Biomedical engineers worldwide meet in St. Louis

The annual meeting of the Biomedical Engineering Society began Oct. 1 and continues through Saturday, Oct. 4, at the Renaissance Grand Hotel in St. Louis.

Frank Yin, M.D., Ph.D., the Stephen F. and Camilla T. Brauer Distinguished Professor of Biomedical Engineering and chair of the department, is chairing the event that expects to draw about 2,000 biomedical engineers from around the world.

The four-day conference will consist of workshops, poster sessions, lectures, committee meetings, career fairs and career-improvement sessions.

Yin also hosted a dinner Oct. 1 in Whitaker Hall for the Council of Chairs, a group of the nation’s biomedical engineering department chairs.

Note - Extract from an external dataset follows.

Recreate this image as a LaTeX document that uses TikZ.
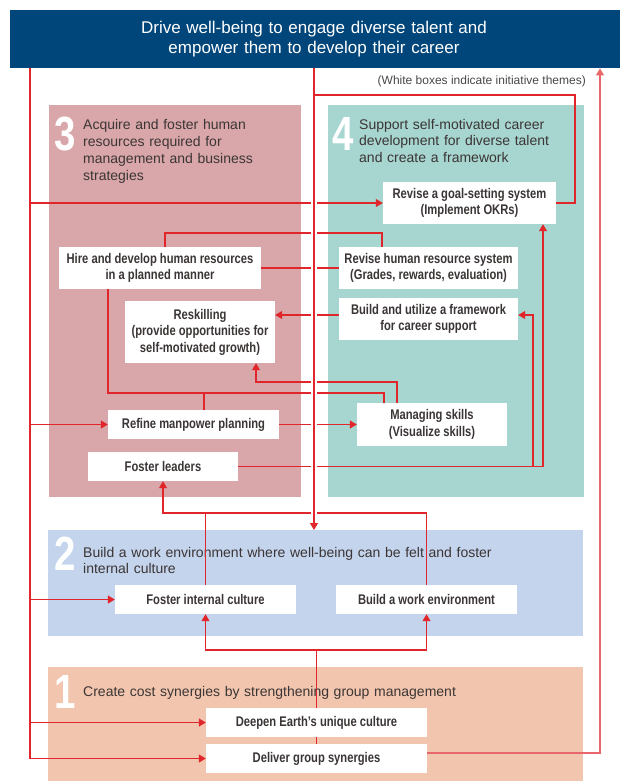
\documentclass[tikz,border=0pt]{standalone}
\usepackage{fontspec}
\setmainfont{Liberation Sans}
\newfontfamily\condbold[FakeStretch=0.8]{Liberation Sans Bold}
\newfontfamily\numfont[FakeStretch=0.8]{Liberation Sans Bold}
\usetikzlibrary{arrows.meta}

\definecolor{hdr}{HTML}{00467A}
\definecolor{pink3}{HTML}{D9A7AA}
\definecolor{teal4}{HTML}{A7D5D0}
\definecolor{blue2}{HTML}{C3D4EC}
\definecolor{peach1}{HTML}{F2C6AE}
\definecolor{lred}{HTML}{E0262A}
\definecolor{lred2}{HTML}{E8676A}
\definecolor{ink}{HTML}{3B3535}
\definecolor{note}{HTML}{4A4646}

\pgfdeclarelayer{sections}
\pgfdeclarelayer{under}
\pgfsetlayers{sections,under,main}

\begin{document}
\begin{tikzpicture}[x=1pt,y=-1pt,
  secbox/.style={fill=#1, draw=none, inner sep=0, anchor=north west},
  wbox/.style={fill=white, draw=none, inner sep=0, align=center, text=ink,
    font=\condbold\fontsize{14}{16.5}\selectfont},
  ln/.style={draw=lred, line width=1.2pt},
  lnsoft/.style={draw=lred2, line width=1.2pt},
  arr/.style={-{Triangle[length=7pt,width=8pt]}},
  title/.style={anchor=base west, inner sep=0, align=left, text=ink},
  numeral/.style={anchor=base west, inner sep=0, text=white,
    font=\numfont\fontsize{48}{48}\selectfont}]
\useasboundingbox (0,0) rectangle (620,781);

% ---------- header ----------
\node[fill=hdr, minimum width=610, minimum height=58, anchor=north west, inner sep=0] (head) at (10,10) {};
\node[anchor=base, text width=450, align=center, inner sep=0, text=white,
  font=\fontsize{17}{20}\selectfont] (headtxt) at (314,34)
  {Drive well-being to engage diverse talent and\\empower them to develop their career};
\node[anchor=base east, inner sep=0, text=note, font=\fontsize{12}{14}\selectfont] (legend) at (586,85)
  {(White boxes indicate initiative themes)};

% ---------- theme areas ----------
\begin{pgfonlayer}{sections}
\node[secbox=pink3, minimum width=252, minimum height=392] (sec3) at (49,105) {};
\node[secbox=teal4, minimum width=256, minimum height=392] (sec4) at (328,105) {};
\node[secbox=blue2, minimum width=535, minimum height=106] (sec2) at (48,530) {};
\node[secbox=peach1, minimum width=535, minimum height=114] (sec1) at (48,667) {};
\end{pgfonlayer}

\node[numeral] (n3) at (54,150) {3};
\node[numeral] (n4) at (332,150) {4};
\node[numeral] (n2) at (54,570) {2};
\node[numeral] (n1) at (54,708) {1};

\node[title, text width=210, font=\fontsize{14}{17.2}\selectfont] (t3) at (83,129)
  {Acquire and foster human\\resources required for\\management and business\\strategies};
\node[title, text width=220, font=\fontsize{14}{16.6}\selectfont] (t4) at (359,129)
  {Support self-motivated career\\development for diverse talent\\and create a framework};
\node[title, text width=480, font=\fontsize{14}{16.5}\selectfont] (t2) at (83,557)
  {Build a work environment where well-being can be felt and foster\\internal culture};
\node[title, text width=480, font=\fontsize{14}{16.5}\selectfont] (t1) at (83,696)
  {Create cost synergies by strengthening group management};

% ---------- initiative themes ----------
\node[wbox, minimum width=173, minimum height=42] (goal) at (469.5,203) {Revise a goal-setting system\\(Implement OKRs)};
\node[wbox, minimum width=202, minimum height=42] (hire) at (160,268) {Hire and develop human resources\\in a planned manner};
\node[wbox, minimum width=179, minimum height=42] (hrsys) at (428.5,268) {Revise human resource system\\(Grades, rewards, evaluation)};
\node[wbox, minimum width=150, minimum height=62] (reskill) at (200,332) {Reskilling\\(provide opportunities for\\self-motivated growth)};
\node[wbox, minimum width=179, minimum height=42] (frame) at (428.5,319) {Build and utilize a framework\\for career support};
\node[wbox, minimum width=171, minimum height=29] (refine) at (193.5,424.5) {Refine manpower planning};
\node[wbox, minimum width=150, minimum height=43] (manage) at (432,424.5) {Managing skills\\(Visualize skills)};
\node[wbox, minimum width=150, minimum height=29] (fl) at (163,466.5) {Foster leaders};
\node[wbox, minimum width=181, minimum height=29] (fic) at (205.5,599.5) {Foster internal culture};
\node[wbox, minimum width=181, minimum height=29] (bwe) at (426.5,599.5) {Build a work environment};
\node[wbox, minimum width=221, minimum height=29] (deepen) at (316.5,722.5) {Deepen Earth’s unique culture};
\node[wbox, minimum width=221, minimum height=29] (deliver) at (316.5,758.5) {Deliver group synergies};

% ---------- routing guides ----------
\coordinate (xL) at (30,0);   \coordinate (xM) at (314,0);  \coordinate (xR) at (600,0);
\coordinate (xG) at (575,0);  \coordinate (xH) at (165,0);  \coordinate (xS) at (382,0);
\coordinate (xHb) at (108,0); \coordinate (xRf) at (204,0); \coordinate (xMa) at (384,0);
\coordinate (xMb) at (397,0); \coordinate (xRk) at (256,0); \coordinate (xF1) at (543,0);
\coordinate (xF2) at (533,0);
\coordinate (y95) at (0,95);   \coordinate (y233) at (0,233); \coordinate (y315) at (0,315);
\coordinate (y382) at (0,382); \coordinate (y393) at (0,393); \coordinate (y513) at (0,513);
\coordinate (y650) at (0,650); \coordinate (y753) at (0,753);

% ---------- connectors ----------
% link running behind the boxes of theme 1
\begin{pgfonlayer}{under}
\draw[ln] (deliver.north) -- (deliver.north |- y650);
\end{pgfonlayer}
\draw[ln,arr] (deliver.north |- y650) -| (fic.south);
\draw[ln,arr] (deliver.north |- y650) -| (bwe.south);

% left trunk from the header
\draw[ln,arr] (head.south -| xL) |- (deliver.west);
\foreach \t in {goal,refine,fic,deepen}
  \draw[ln,arr] (\t.west -| xL) -- (\t.west);

% return to the header
\draw[lnsoft,arr] (deliver.east |- y753) -| (head.south -| xR);

% theme 3 / theme 4 links
\draw[ln] (hire.north -| xH) -- (xH |- y233) -| (hrsys.north -| xS);
\draw[ln] (hire.east) -- (hrsys.west);
\draw[ln,arr] (frame.west |- y315) -- (reskill.east |- y315);
\draw[ln,arr] (manage.north -| xMb) -- (xMb |- y382) -| (reskill.south -| xRk);
\draw[ln] (hire.south -| xHb) |- (xMa |- y393) -- (manage.north -| xMa);
\draw[ln] (refine.north -| xRf) -- (xRf |- y393);
\draw[ln,arr] (refine.east) -- (manage.west);
\draw[ln,arr] (fl.east) -| (goal.south -| xF1);
\draw[ln,arr] (fl.east -| xF2) |- (frame.east |- y315);

% theme 2 up to theme 3
\draw[ln,arr] (bwe.north) |- (fl.south |- y513) -- (fl.south);
\draw[ln] (fic.north) -- (fic.north |- y513);

% central trunk, passing over the crossings with a gap
\draw[white, line width=6pt] (head.south -| xM) -- ([yshift=2pt]sec2.north -| xM);
\draw[ln,arr] (head.south -| xM) -- (sec2.north -| xM);
\draw[ln] (xM |- y95) -| (xG |- goal.east) -- (goal.east);
\end{tikzpicture}
\end{document}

Biomedical engineering integrates physical, chemical, mathematical and computational sciences and engineering principles to study biology, medicine, behavior and health.

It advances fundamental concepts; creates knowledge from the molecular to the organ systems level; and develops innovative biologics, materials, processes, implants, devices and informatics approaches for the prevention, diagnosis and treatment of disease, for patient rehabilitation and for improving health.

Although informal collaborations between WUSTL engineers and WUSTL medical researchers goes back several decades, the biomedical engineering department was formally launched in 1997 with Yin as its first full-time chair. The department is recognized as one of the best in the country.

Yin heads a dynamic, young department with 16 faculty members, more than 300 undergraduate majors and nearly 100 doctoral students.

The department offers master’s degrees, doctoral degrees and, together with the School of Medicine, a joint M.D./Ph.D. degree.